The Responsibility for Professional Skepticism, Part 2 of 3
Part I of this series highlighted the need for “Professional Skepticism” regarding estimates and [so-called] “Best Practices.”
This second part examines the role of professional skepticism in warding off preventable problems regarding extent of [Actual] Shared Understanding.
Next week, Part III will address Professional Skepticism with respect to an effort’s Degree of Commitment.
Extent of [Actual] Shared Understanding
Over the course of several decades in the tech sector, many…many…times, I’ve observed a baffling—nearly pathological—phenomenon. Odds are…you’ve seen it too.
It occurs when otherwise capable, accomplished professionals rush (typically in a relatively brief, somewhat chaotic, meeting) to demonstrate they are “on top” of things and “get” (understand) the scope & nature of a complex effort (e.g., project, product, event).
Perhaps you’ve seen something like this actual case?
- Intense political pressure to “stop fiddling around with planning” because the effort’s “needs are obvious” and “it’s time to get busy” with the “real work of delivey”
- Then, a multitude of affected executives uniformly & vocally expressed deep understand of the effort’s complexities…after reading a brief memo
- The executives uncritically accepted & approved the major effort’s significant budget, incredibly demanding (unrealistic by an order of more than 5x, as later learned) schedules, and optimistic delivery claims
- Yet there was negligible evidence anyone meaningfully understood the effort’s scope or considered obvious implications of key choices or dependencies…let alone, comprehended them
Approximately fourteen months and twenty (plus) million dollars later (against a six-month and five million dollar budget)…the effort collapsed after its third (fourth?) “fresh-start” when [virtually] every key stakeholder slowly realized the effort’s outcomes completely failed to address their needs.
- (One can only marvel how needs transform from ‘obvious’ to ‘completely unmet’ only after squandering an enormous investment and more than a year’s effort.)
Would you be surprised the effort then quickly devolved into political blamestorming?
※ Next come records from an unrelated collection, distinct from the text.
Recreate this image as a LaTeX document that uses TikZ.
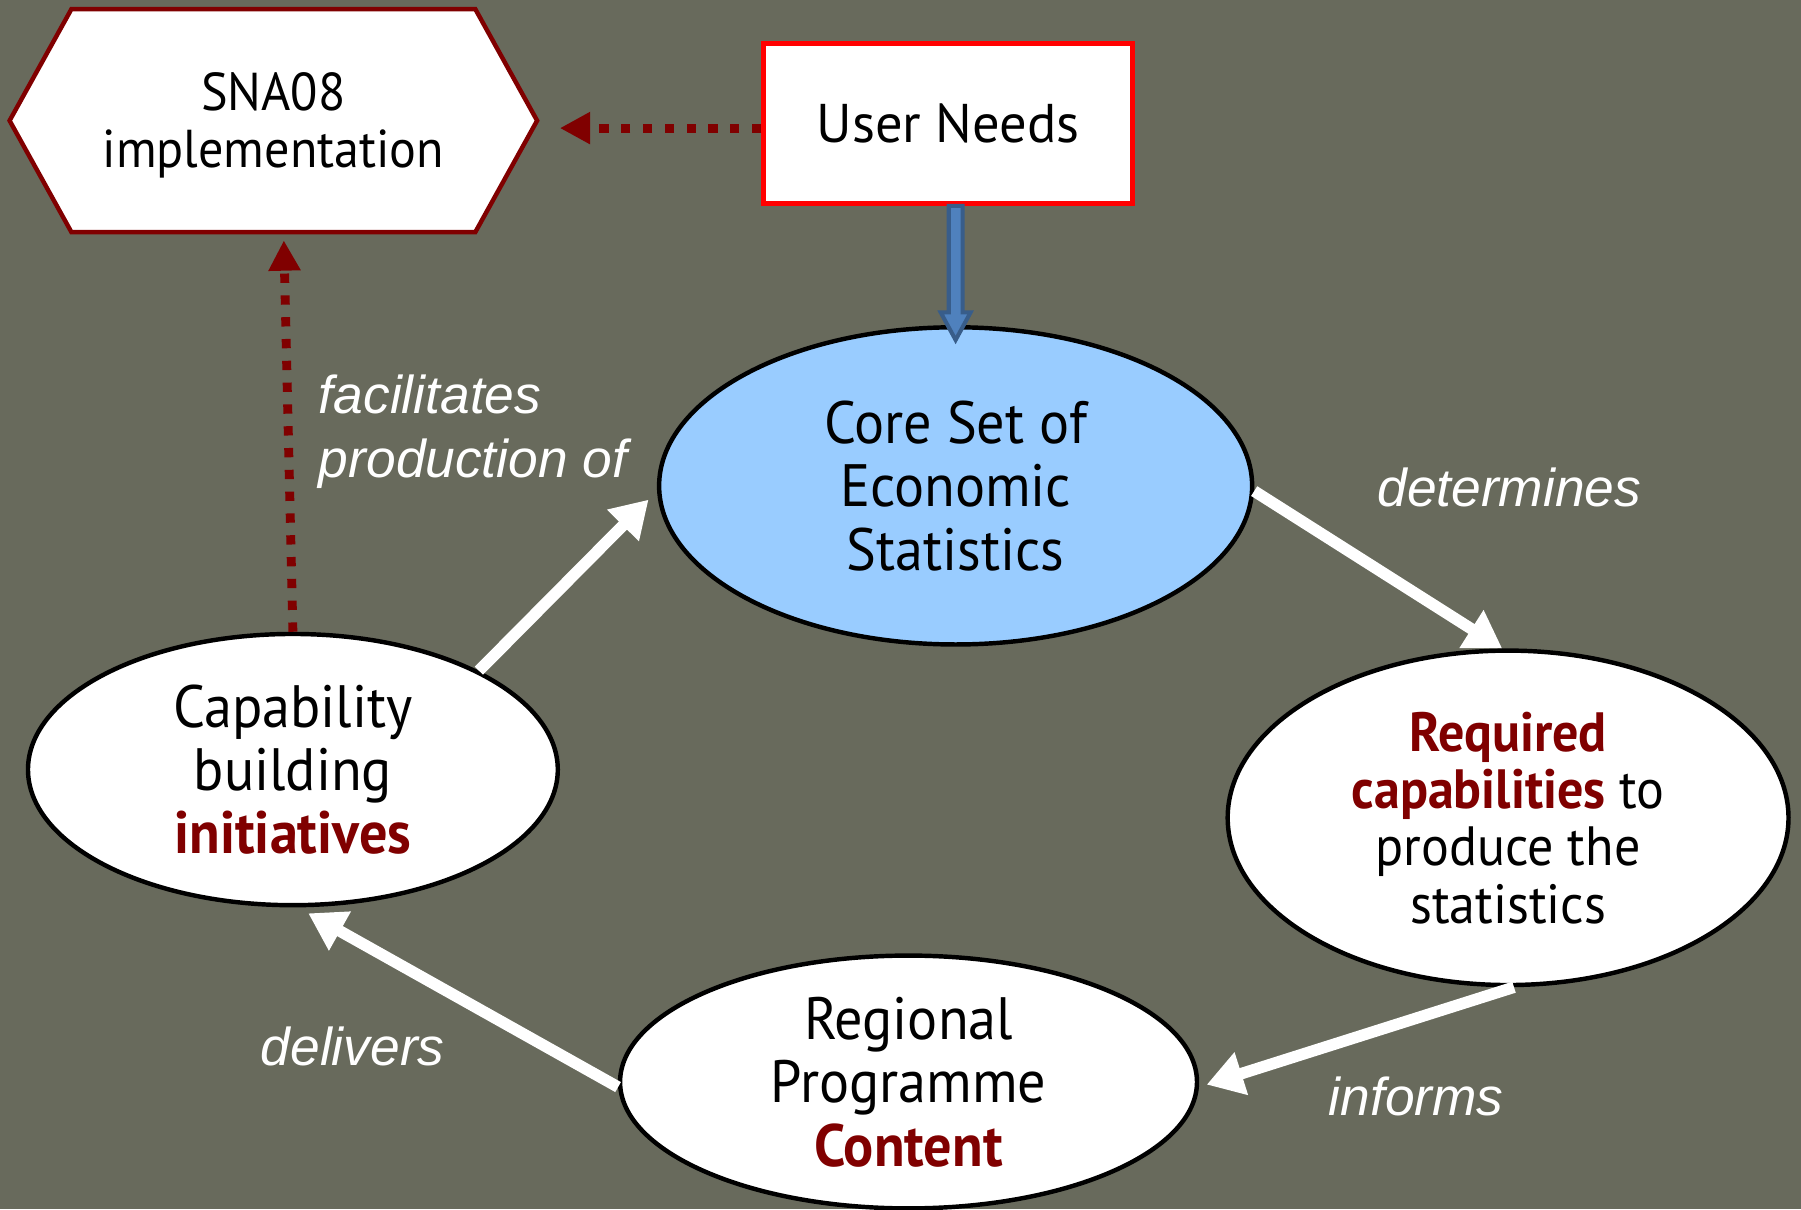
\documentclass[tikz,border=0pt]{standalone}
\usepackage{fontspec}
\setmainfont{PT Sans}
\newfontfamily\nodefont[FakeStretch=0.94]{PT Sans}
\newfontfamily\lblfont{Liberation Sans}
\usetikzlibrary{shapes.geometric,shapes.symbols,arrows.meta,calc}
\definecolor{bgc}{HTML}{686A5C}
\definecolor{dred}{HTML}{800000}
\definecolor{lblue}{HTML}{99CCFF}
\definecolor{bfill}{HTML}{4F81BD}
\definecolor{bdraw}{HTML}{385D8A}
\begin{document}
\begin{tikzpicture}[x=0.01cm,y=-0.01cm,
  ell/.style={ellipse, draw=black, line width=1.1pt, fill=white, inner sep=0pt, align=center,
              font=\nodefont\fontsize{14.8}{15.7}\selectfont},
  warrow/.style={draw=white, line width=2.85pt, -{Triangle[length=9pt,width=10.5pt]}},
  darrow/.style={draw=dred, line width=2.2pt, dash pattern=on 2.3pt off 3.1pt, -{Triangle[length=7.5pt,width=7.5pt]}},
  lbl/.style={text=white, font=\lblfont\itshape\fontsize{13.2}{16}\selectfont, align=left, inner sep=0pt}]
\fill[bgc] (0,0) rectangle (1568,1053);
\useasboundingbox (0,0) rectangle (1568,1053);

% nodes
\node[signal, signal to=east and west, signal pointer angle=122, draw=dred, line width=1.1pt,
      fill=white, minimum width=4.59cm, minimum height=1.94cm, inner sep=0pt, align=center,
      font=\nodefont\fontsize{13.2}{14.2}\selectfont] (hex) at (238,105) {\rule{0pt}{11.8pt}SNA08\\implementation};
\node[draw=red, line width=1.2pt, fill=white, minimum width=3.21cm, minimum height=1.39cm,
      font=\fontsize{13.5}{16}\selectfont] (user) at (825.5,107.5) {User Needs};
\node[ell, fill=lblue, minimum width=5.16cm, minimum height=2.76cm] (core) at (832,423)
      {Core Set of\\Economic\\Statistics};
\node[ell, minimum width=4.61cm, minimum height=2.36cm] (cap) at (255,670)
      {Capability\\building\\\textcolor{dred}{\bfseries initiatives}};
\node[ell, minimum width=4.88cm, minimum height=2.91cm, font=\nodefont\fontsize{13.7}{14.2}\selectfont] (req) at (1313,712)
      {\textcolor{dred}{\bfseries Required}\\\textcolor{dred}{\bfseries capabilities} to\\produce the\\statistics};
\node[ell, minimum width=5.02cm, minimum height=2.2cm] (reg) at (791,942)
      {Regional\\Programme\\\textcolor{dred}{\bfseries Content}};

% labels
\node[lbl, anchor=west] (lfac) at (277,376) {facilitates\\production of};
\node[lbl] (ldet) at (1314,424) {determines};
\node[lbl] (ldel) at (307,911) {delivers};
\node[lbl] (linf) at (1233,955) {informs};

% white cycle arrows
\draw[warrow, shorten >=3pt] (cap.28.5) -- (core.181);
\draw[warrow] (core.-1) -- (req.92);
\draw[warrow, shorten >=2pt] (req.-88) -- (reg.-1);
\draw[warrow, shorten >=3pt] (reg.181) -- (cap.-88);

% dotted dark red arrows
\coordinate (uw) at ($(user.west)+(0,4)$);
\draw[darrow, shorten >=5pt] (uw) -- (uw -| hex.east);
\draw[darrow, shorten >=1.5pt] (cap.north) -- ($(hex.south)+(9,0)$);

% blue block arrow
\coordinate (bs) at (core.north |- user.south);
\coordinate (bt) at ($(core.north)+(0,13)$);
\draw[bdraw, fill=bfill, line width=1pt, line join=miter]
  ($(bs)+(-6,0)$) -- ($(bt)+(-6,-24)$) -- ($(bt)+(-13,-24)$) -- (bt)
  -- ($(bt)+(13,-24)$) -- ($(bt)+(6,-24)$) -- ($(bs)+(6,0)$) -- cycle;
\end{tikzpicture}
\end{document}
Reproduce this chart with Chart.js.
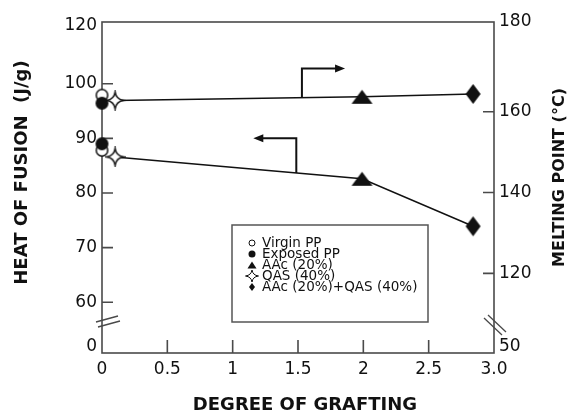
<!DOCTYPE html>
<html lang="en">
<head>
<meta charset="UTF-8">
<title>Heat of fusion and melting point vs degree of grafting</title>
<script src="https://cdn.jsdelivr.net/npm/chart.js"></script>
<style>
  body { margin: 0; background: #fff; }
  #wrap { width: 574px; height: 414px; }
</style>
</head>
<body>
<div id="wrap"><canvas id="graftChart" width="574" height="414"></canvas></div>
<script>
// samples in legend order
const samples = ['Virgin PP', 'Exposed PP', 'AAc (20%)', 'QAS (40%)', 'AAc (20%)+QAS (40%)'];
const grafting = [0, 0, 1.99, 0.1, 2.84];
const heatOfFusion = [87.8, 89.0, 82.6, 86.6, 73.9];      // J/g  -> left axis
const meltingPoint = [164.1, 162.1, 163.7, 162.8, 164.4]; // degC -> right axis

// ticks; both y axes are broken between the origin label and the first tick
const xTicks = [0, 0.5, 1, 1.5, 2, 2.5, 3];
const xTickLabels = ['0', '0.5', '1', '1.5', '2', '2.5', '3.0'];
const heatTicks = [60, 70, 80, 90, 100];
const meltTicks = [120, 140, 160];
const heatRange = [50.7, 111.3];
const meltRange = [100.3, 182.2];
const heatEndLabels = ['0', '120'];
const meltEndLabels = ['50', '180'];

// marker look for each sample
const markerKinds = ['open', 'filled', 'triangle', 'sparkle', 'diamond'];
const plotMarkerSize = { open: [13, 13], filled: [13, 13], triangle: [21, 14], sparkle: [17, 17], diamond: [15, 20] };
const legendMarkerSize = { open: [7, 7], filled: [7, 7], triangle: [9, 7], sparkle: [13, 12], diamond: [6, 8] };

// the two direction arrows telling which axis a curve belongs to
const arrowSpecs = [
  { axis: 'y1', x: 1.53, top: 170.7, tipX: 1.86 },
  { axis: 'y', x: 1.487, top: 90.0, tipX: 1.158 }
];

const INK = '#111';
const AXIS = '#4a4a4a';
const tickFont = { family: 'DejaVu Sans', size: 17 };

function drawShape(g, kind, w, h, lw) {
  const rx = w / 2, ry = h / 2;
  g.beginPath();
  if (kind === 'open') {
    g.ellipse(0, 0, rx - lw / 2, ry - lw / 2, 0, 0, Math.PI * 2);
  } else if (kind === 'filled') {
    g.ellipse(0, 0, rx, ry, 0, 0, Math.PI * 2);
  } else if (kind === 'triangle') {
    g.moveTo(0, -ry); g.lineTo(rx, ry); g.lineTo(-rx, ry); g.closePath();
  } else if (kind === 'diamond') {
    g.moveTo(0, -ry); g.lineTo(rx, 0); g.lineTo(0, ry); g.lineTo(-rx, 0); g.closePath();
  } else if (kind === 'sparkle') {
    const k = 0.12;
    g.moveTo(0, -ry);
    g.quadraticCurveTo(rx * k, -ry * k, rx, 0);
    g.quadraticCurveTo(rx * k, ry * k, 0, ry);
    g.quadraticCurveTo(-rx * k, ry * k, -rx, 0);
    g.quadraticCurveTo(-rx * k, -ry * k, 0, -ry);
    g.closePath();
  }
  if (kind === 'open' || kind === 'sparkle') {
    g.fillStyle = '#fff'; g.fill();
    g.lineWidth = lw; g.strokeStyle = INK; g.stroke();
  } else {
    g.fillStyle = INK; g.fill();
  }
}

function markerCanvas(kind, size, lw) {
  const c = document.createElement('canvas');
  c.width = size[0] + 4;
  c.height = size[1] + 4;
  const g = c.getContext('2d');
  g.translate(c.width / 2, c.height / 2);
  drawShape(g, kind, size[0], size[1], lw);
  return c;
}

const plotMarkers = markerKinds.map(k => markerCanvas(k, plotMarkerSize[k], 1.5));

function points(values) {
  return grafting.map((x, i) => ({ x, y: values[i] }));
}

// connecting line goes through the grafted samples only
function graftedLine(values) {
  return grafting.map((x, i) => ({ x, y: values[i] }))
    .filter(p => p.x > 0)
    .sort((a, b) => a.x - b.x);
}

function valueOnLine(line, x) {
  for (let i = 1; i < line.length; i++) {
    const a = line[i - 1], b = line[i];
    if (x <= b.x) return a.y + (b.y - a.y) * (x - a.x) / (b.x - a.x);
  }
  return line[line.length - 1].y;
}

const heatLine = graftedLine(heatOfFusion);
const meltLine = graftedLine(meltingPoint);

function yAxis(position, range, inner, ends, width, bottomNudge, topNudge) {
  const vals = [range[0] + bottomNudge, ...inner, range[1] - topNudge];
  const labels = [ends[0], ...inner.map(String), ends[1]];
  return {
    type: 'linear',
    position,
    min: range[0],
    max: range[1],
    afterBuildTicks: s => { s.ticks = vals.map(v => ({ value: v })); },
    afterFit: s => { s.width = width; },
    ticks: { autoSkip: false, padding: 5, color: INK, font: tickFont, callback: (v, i) => labels[i] },
    grid: { display: false, drawTicks: false },
    border: { display: false }
  };
}

// frame, inward tick marks and the axis break marks
const frame = {
  id: 'frame',
  beforeDatasetsDraw(chart) {
    const { ctx, chartArea: a, scales } = chart;
    ctx.save();
    ctx.strokeStyle = AXIS;
    ctx.lineWidth = 1.6;
    ctx.strokeRect(a.left, a.top, a.right - a.left, a.bottom - a.top);
    ctx.beginPath();
    xTicks.slice(1, -1).forEach(v => {
      const px = scales.x.getPixelForValue(v);
      ctx.moveTo(px, a.bottom); ctx.lineTo(px, a.bottom - 13);
    });
    heatTicks.forEach(v => {
      const py = scales.y.getPixelForValue(v);
      ctx.moveTo(a.left, py); ctx.lineTo(a.left + 11, py);
    });
    meltTicks.forEach(v => {
      const py = scales.y1.getPixelForValue(v);
      ctx.moveTo(a.right, py); ctx.lineTo(a.right - 11, py);
    });
    ctx.stroke();
    ctx.beginPath();
    ctx.lineWidth = 1.3;
    ctx.moveTo(a.left - 6, a.bottom - 31); ctx.lineTo(a.left + 16, a.bottom - 37);
    ctx.moveTo(a.left - 4, a.bottom - 26); ctx.lineTo(a.left + 18, a.bottom - 32);
    ctx.moveTo(a.right - 10, a.bottom - 35); ctx.lineTo(a.right + 8, a.bottom - 18);
    ctx.moveTo(a.right - 6, a.bottom - 38); ctx.lineTo(a.right + 12, a.bottom - 21);
    ctx.stroke();
    ctx.restore();
  }
};

const arrows = {
  id: 'arrows',
  afterDatasetsDraw(chart) {
    const { ctx, scales } = chart;
    ctx.save();
    ctx.strokeStyle = INK;
    ctx.fillStyle = INK;
    ctx.lineWidth = 2;
    arrowSpecs.forEach(sp => {
      const ys = scales[sp.axis];
      const line = sp.axis === 'y' ? heatLine : meltLine;
      const x0 = scales.x.getPixelForValue(sp.x);
      const y0 = ys.getPixelForValue(valueOnLine(line, sp.x));
      const y1 = ys.getPixelForValue(sp.top);
      const tip = scales.x.getPixelForValue(sp.tipX);
      const dir = Math.sign(tip - x0);
      ctx.beginPath();
      ctx.moveTo(x0, y0); ctx.lineTo(x0, y1); ctx.lineTo(tip - dir * 8, y1);
      ctx.stroke();
      ctx.beginPath();
      ctx.moveTo(tip, y1);
      ctx.lineTo(tip - dir * 10, y1 - 4);
      ctx.lineTo(tip - dir * 10, y1 + 4);
      ctx.closePath();
      ctx.fill();
    });
    ctx.restore();
  }
};

const legendBox = {
  id: 'legendBox',
  afterDraw(chart) {
    const { ctx, chartArea: a } = chart;
    const left = a.left + 130, top = a.top + 203, w = 196, h = 97;
    ctx.save();
    ctx.fillStyle = '#fff';
    ctx.fillRect(left, top, w, h);
    ctx.strokeStyle = '#555';
    ctx.lineWidth = 1.5;
    ctx.strokeRect(left, top, w, h);
    ctx.font = '13.5px "DejaVu Sans"';
    ctx.textBaseline = 'middle';
    samples.forEach((name, i) => {
      const y = top + 18 + i * 11;
      const kind = markerKinds[i];
      ctx.save();
      ctx.translate(left + 20, y);
      drawShape(ctx, kind, legendMarkerSize[kind][0], legendMarkerSize[kind][1], 1);
      ctx.restore();
      ctx.fillStyle = INK;
      ctx.fillText(name, left + 30, y);
    });
    ctx.restore();
  }
};

const axisTitles = {
  id: 'axisTitles',
  afterDraw(chart) {
    const { ctx, chartArea: a } = chart;
    const midY = (a.top + a.bottom) / 2;
    ctx.save();
    ctx.fillStyle = INK;
    ctx.textAlign = 'center';
    ctx.textBaseline = 'middle';
    ctx.font = 'bold 18px "DejaVu Sans"';
    ctx.fillText('DEGREE OF GRAFTING', (a.left + a.right) / 2 + 7, a.bottom + 52);
    ctx.save();
    ctx.translate(a.left - 80, midY - 15);
    ctx.rotate(-Math.PI / 2);
    ctx.fillText('HEAT OF FUSION  (J/g)', 0, 0);
    ctx.restore();
    ctx.font = 'bold 16px "DejaVu Sans"';
    ctx.translate(a.right + 66, midY - 10);
    ctx.rotate(-Math.PI / 2);
    ctx.fillText('MELTING POINT (°C)', 0, 0);
    ctx.restore();
  }
};

new Chart(document.getElementById('graftChart'), {
  type: 'scatter',
  data: {
    datasets: [
      { label: 'Heat of fusion', data: points(heatOfFusion), yAxisID: 'y',
        pointStyle: plotMarkers, pointRadius: 7, clip: false },
      { label: 'Melting point', data: points(meltingPoint), yAxisID: 'y1',
        pointStyle: plotMarkers, pointRadius: 7, clip: false },
      { label: 'Heat of fusion trend', data: heatLine, yAxisID: 'y', showLine: true,
        pointRadius: 0, borderColor: INK, borderWidth: 1.5, clip: false },
      { label: 'Melting point trend', data: meltLine, yAxisID: 'y1', showLine: true,
        pointRadius: 0, borderColor: INK, borderWidth: 1.5, clip: false }
    ]
  },
  options: {
    responsive: false,
    devicePixelRatio: 1,
    animation: false,
    layout: { padding: { top: 22, left: 0, right: 0, bottom: 0 } },
    plugins: { legend: { display: false }, tooltip: { enabled: false } },
    scales: {
      x: {
        type: 'linear',
        min: 0,
        max: 3,
        afterBuildTicks: s => { s.ticks = xTicks.map(v => ({ value: v })); },
        afterFit: s => { s.height = 61; },
        ticks: { autoSkip: false, maxRotation: 0, padding: 6, color: INK, font: tickFont,
                 callback: (v, i) => xTickLabels[i] },
        grid: { display: false, drawTicks: false },
        border: { display: false }
      },
      y: yAxis('left', heatRange, heatTicks, heatEndLabels, 102, 1.1, 0.7),
      y1: yAxis('right', meltRange, meltTicks, meltEndLabels, 80, 1.5, 0)
    }
  },
  plugins: [frame, arrows, legendBox, axisTitles]
});
</script>
</body>
</html>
Didn’t think so…neither was I.
Complexity Requires Understanding
How many times have you seen major efforts rushed into execution based on political necessity and invalid assumptions of shared understanding? If ‘obvious’ needs were uniformly understood…and the effort was appropriately structured, budgeted and scheduled to fulfill those needs…then it would be highly unlikely to discover unmet needs after expending in excess of 100% of budget and schedule.
Is there another explanation for such failures? Could such failures be explained (at least in part) by a lack of [actual, as distinct from stated] shared understanding?
To prevent such preventable outcomes is one reason the POP-Approach stresses use of Professional Skepticism…especially during POP’s Pause Points.
Complex efforts require understanding complex relationships…a degree of understanding which is not obtained by reading a brief memo. In such instances, shared understanding arises from a shared experience…which requires use of an appropriate Social Process.
To obtain a shared understanding through shared experience—in an effort’s earliest days—it is important to ensure affected parties participate in social processes that assure mutual understanding and selection (as well as exclusion) of such elements of an effort as: rationale (for the effort); definition of the effort (scope & nature of the effort); suitability of approach & participation; sufficiency of resources, such as budget & schedule; and the like.
- Curiously, shared agreement regarding what won’t be done assures greater clarity than focusing on what will be done.
Absence of Shared Understanding
There are many indicators of the absence of meaningful Shared Understanding; three merit special attention:
- More than de minimus “Scope Creep;
- Late arriving and/or materially changing requirements; and/or
- Materially unmet/unmeetable deliverable/outcome expectations.
Detecting any one of these indicators is evidence of the lack of actual, shared understanding—in spite of assertions of “getting it” to the contrary.
What’s been your experience when the actual degree of shared understanding is meaningfully less than what was stated? A recipe for success? Or, leading indicator of failure?
Do you agree that the problem of lack of meaningful shared understanding is preventable by the appropriate use of social processes that create a shared experience?